• Supplied material:
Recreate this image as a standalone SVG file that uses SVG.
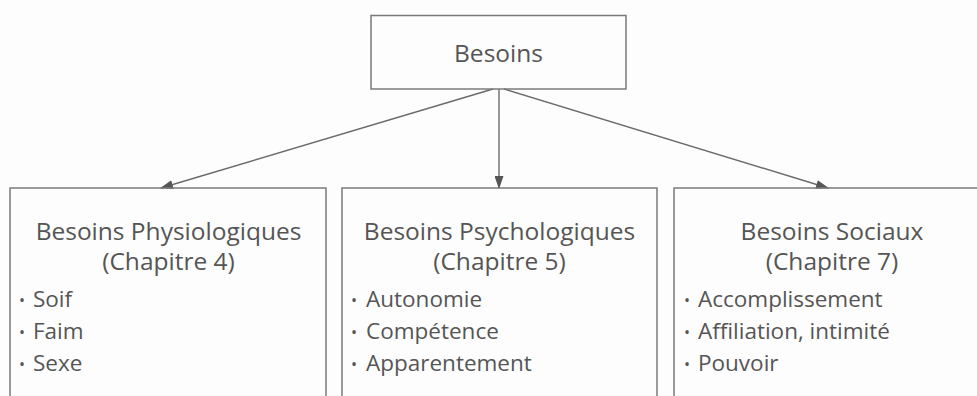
<svg xmlns="http://www.w3.org/2000/svg" width="977" height="396" viewBox="0 0 977 396">
<style>
.box{fill:none;stroke:#7a7a7a;stroke-width:1.5}
.edge{stroke:#6a6a6a;stroke-width:1.4;fill:none}
.h{font-family:"Open Sans","Noto Sans",sans-serif;font-size:24.5px;fill:#555;text-anchor:middle}
.it{font-family:"Open Sans","Noto Sans",sans-serif;font-size:22.5px;fill:#555}
.b{font-family:"Open Sans","Noto Sans",sans-serif;font-size:16px;fill:#555}
</style>
<defs>
<marker id="ah" markerWidth="13" markerHeight="9" refX="12" refY="4.5" orient="auto" markerUnits="userSpaceOnUse">
<path d="M0,0 L13,4.5 L0,9 Z" fill="#555"/>
</marker>
</defs>
<rect width="977" height="396" fill="#fdfdfd"/>
<g id="connectors">
<line class="edge" x1="493" y1="89" x2="161" y2="188" marker-end="url(#ah)"/>
<line class="edge" x1="499" y1="89" x2="499" y2="188" marker-end="url(#ah)"/>
<line class="edge" x1="504" y1="89" x2="828" y2="188" marker-end="url(#ah)"/>
</g>
<g id="besoins">
<rect class="box" x="371" y="15.5" width="255" height="73.5"/>
<text class="h" x="498.5" y="62">Besoins</text>
</g>
<g id="physiologiques">
<rect class="box" x="10" y="188" width="316" height="240"/>
<text class="h" x="168.5" y="240">Besoins Physiologiques</text>
<text class="h" x="168.5" y="270">(Chapitre 4)</text>
<text class="b" x="19" y="306">•</text><text class="it" x="33" y="307">Soif</text>
<text class="b" x="19" y="338">•</text><text class="it" x="33" y="339">Faim</text>
<text class="b" x="19" y="370">•</text><text class="it" x="33" y="371">Sexe</text>
</g>
<g id="psychologiques">
<rect class="box" x="342" y="188" width="315" height="240"/>
<text class="h" x="499.5" y="240">Besoins Psychologiques</text>
<text class="h" x="499.5" y="270">(Chapitre 5)</text>
<text class="b" x="351" y="306">•</text><text class="it" x="366" y="307">Autonomie</text>
<text class="b" x="351" y="338">•</text><text class="it" x="366" y="339">Compétence</text>
<text class="b" x="351" y="370">•</text><text class="it" x="366" y="371">Apparentement</text>
</g>
<g id="sociaux">
<rect class="box" x="674" y="188" width="330" height="240"/>
<text class="h" x="832" y="240">Besoins Sociaux</text>
<text class="h" x="832" y="270">(Chapitre 7)</text>
<text class="b" x="684" y="306">•</text><text class="it" x="698" y="307">Accomplissement</text>
<text class="b" x="684" y="338">•</text><text class="it" x="698" y="339">Affiliation, intimité</text>
<text class="b" x="684" y="370">•</text><text class="it" x="698" y="371">Pouvoir</text>
</g>
</svg>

• Given request: Make an exact copy of the data above, pictures excluded.

• In response:
Recreate this image as a standalone SVG file that uses SVG.
<svg xmlns="http://www.w3.org/2000/svg" width="977" height="396" viewBox="0 0 977 396">
<style>
.box{fill:none;stroke:#7a7a7a;stroke-width:1.5}
.edge{stroke:#6a6a6a;stroke-width:1.4;fill:none}
.h{font-family:"Open Sans","Noto Sans",sans-serif;font-size:24.5px;fill:#555;text-anchor:middle}
.it{font-family:"Open Sans","Noto Sans",sans-serif;font-size:22.5px;fill:#555}
.b{font-family:"Open Sans","Noto Sans",sans-serif;font-size:16px;fill:#555}
</style>
<defs>
<marker id="ah" markerWidth="13" markerHeight="9" refX="12" refY="4.5" orient="auto" markerUnits="userSpaceOnUse">
<path d="M0,0 L13,4.5 L0,9 Z" fill="#555"/>
</marker>
</defs>
<rect width="977" height="396" fill="#fdfdfd"/>
<g id="connectors">
<line class="edge" x1="493" y1="89" x2="161" y2="188" marker-end="url(#ah)"/>
<line class="edge" x1="499" y1="89" x2="499" y2="188" marker-end="url(#ah)"/>
<line class="edge" x1="504" y1="89" x2="828" y2="188" marker-end="url(#ah)"/>
</g>
<g id="besoins">
<rect class="box" x="371" y="15.5" width="255" height="73.5"/>
<text class="h" x="498.5" y="62">Besoins</text>
</g>
<g id="physiologiques">
<rect class="box" x="10" y="188" width="316" height="240"/>
<text class="h" x="168.5" y="240">Besoins Physiologiques</text>
<text class="h" x="168.5" y="270">(Chapitre 4)</text>
<text class="b" x="19" y="306">•</text><text class="it" x="33" y="307">Soif</text>
<text class="b" x="19" y="338">•</text><text class="it" x="33" y="339">Faim</text>
<text class="b" x="19" y="370">•</text><text class="it" x="33" y="371">Sexe</text>
</g>
<g id="psychologiques">
<rect class="box" x="342" y="188" width="315" height="240"/>
<text class="h" x="499.5" y="240">Besoins Psychologiques</text>
<text class="h" x="499.5" y="270">(Chapitre 5)</text>
<text class="b" x="351" y="306">•</text><text class="it" x="366" y="307">Autonomie</text>
<text class="b" x="351" y="338">•</text><text class="it" x="366" y="339">Compétence</text>
<text class="b" x="351" y="370">•</text><text class="it" x="366" y="371">Apparentement</text>
</g>
<g id="sociaux">
<rect class="box" x="674" y="188" width="330" height="240"/>
<text class="h" x="832" y="240">Besoins Sociaux</text>
<text class="h" x="832" y="270">(Chapitre 7)</text>
<text class="b" x="684" y="306">•</text><text class="it" x="698" y="307">Accomplissement</text>
<text class="b" x="684" y="338">•</text><text class="it" x="698" y="339">Affiliation, intimité</text>
<text class="b" x="684" y="370">•</text><text class="it" x="698" y="371">Pouvoir</text>
</g>
</svg>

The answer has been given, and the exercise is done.